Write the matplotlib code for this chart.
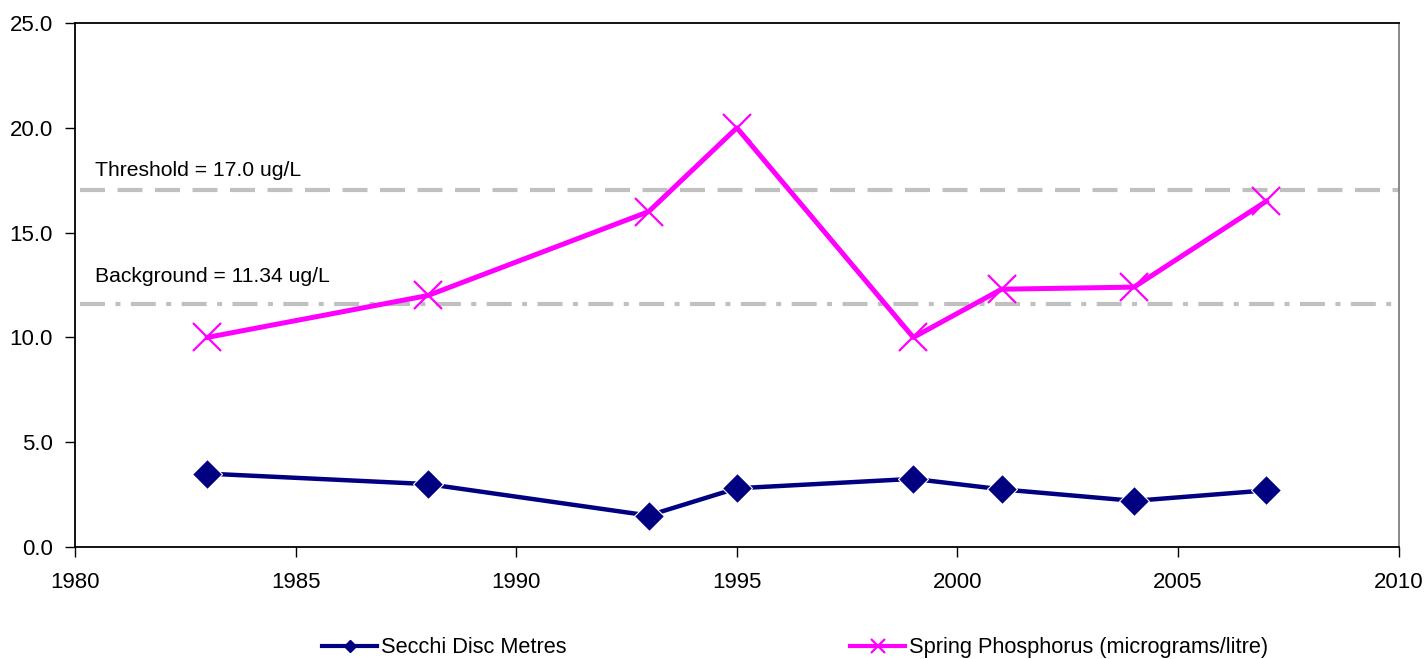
import matplotlib.pyplot as plt
from matplotlib.lines import Line2D

years_secchi = [1983, 1988, 1993, 1995, 1999, 2001, 2004, 2007]
secchi = [3.5, 3.0, 1.5, 2.8, 3.25, 2.75, 2.2, 2.7]

years_phos = [1983, 1988, 1993, 1995, 1999, 2001, 2004, 2007]
phosphorus = [10.0, 12.0, 16.0, 20.0, 10.0, 12.3, 12.4, 16.5]

threshold = 17.05
background = 11.6

plt.rcParams['font.family'] = ['Liberation Sans', 'DejaVu Sans']

fig = plt.figure(figsize=(14.28, 6.59), dpi=100)
ax = fig.add_axes([0.0525, 0.170, 0.927, 0.795])

navy = '#000080'
magenta = '#FF00FF'
grey = '#C0C0C0'

ax.axhline(threshold, xmin=0.004, color=grey, lw=3, dashes=(6, 3), zorder=1)
ax.axhline(background, xmin=0.004, color=grey, lw=3, dashes=(6, 2.5, 1.2, 2.5), zorder=1)

ax.plot(years_secchi, secchi, color=navy, lw=3.2, marker='D', ms=15,
        mec='white', mew=0.8, zorder=3)
ax.plot(years_phos, phosphorus, color=magenta, lw=3.6, marker='x', ms=20,
        mew=1.6, zorder=3)

ax.text(1980.45, 17.95, 'Threshold = 17.0 ug/L', fontsize=15.2, va='center')
ax.text(1980.45, 12.9, 'Background = 11.34 ug/L', fontsize=15.2, va='center')

ax.set_xlim(1980, 2010)
ax.set_ylim(0, 25)
ax.set_xticks(range(1980, 2011, 5))
ax.set_yticks([0, 5, 10, 15, 20, 25])
ax.set_yticklabels(['%.1f' % v for v in [0, 5, 10, 15, 20, 25]])
ax.tick_params(labelsize=16, direction='out', length=7, width=1)
ax.tick_params(axis='x', pad=11)
ax.tick_params(axis='y', pad=9)

ax.spines['right'].set_color('#808080')
for s in ['left', 'bottom', 'top']:
    ax.spines[s].set_color('black')
for s in ax.spines.values():
    s.set_linewidth(1.3)

handles = [
    Line2D([], [], color=navy, lw=3, marker='D', ms=6),
    Line2D([], [], color=magenta, lw=3, marker='x', ms=10, mew=1.6),
]
fig.legend(handles, ['Secchi Disc Metres', 'Spring Phosphorus (micrograms/litre)'],
           loc='center', bbox_to_anchor=(0.557, 0.017), ncol=2, frameon=False,
           fontsize=15.7, handlelength=2.5, handletextpad=0.2, columnspacing=13.0)

fig.savefig('out.png', dpi=100)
***
EXERCISE:
Transcribe the opening line of the listing above, please, and every line after it through the line with "plt.rcParams['font.family'] = ['Liberation", word for word, without pictures.

ANSWER BELOW:
Write the matplotlib code for this chart.
import matplotlib.pyplot as plt
from matplotlib.lines import Line2D

years_secchi = [1983, 1988, 1993, 1995, 1999, 2001, 2004, 2007]
secchi = [3.5, 3.0, 1.5, 2.8, 3.25, 2.75, 2.2, 2.7]

years_phos = [1983, 1988, 1993, 1995, 1999, 2001, 2004, 2007]
phosphorus = [10.0, 12.0, 16.0, 20.0, 10.0, 12.3, 12.4, 16.5]

threshold = 17.05
background = 11.6

plt.rcParams['font.family'] = ['Liberation Sans', 'DejaVu Sans']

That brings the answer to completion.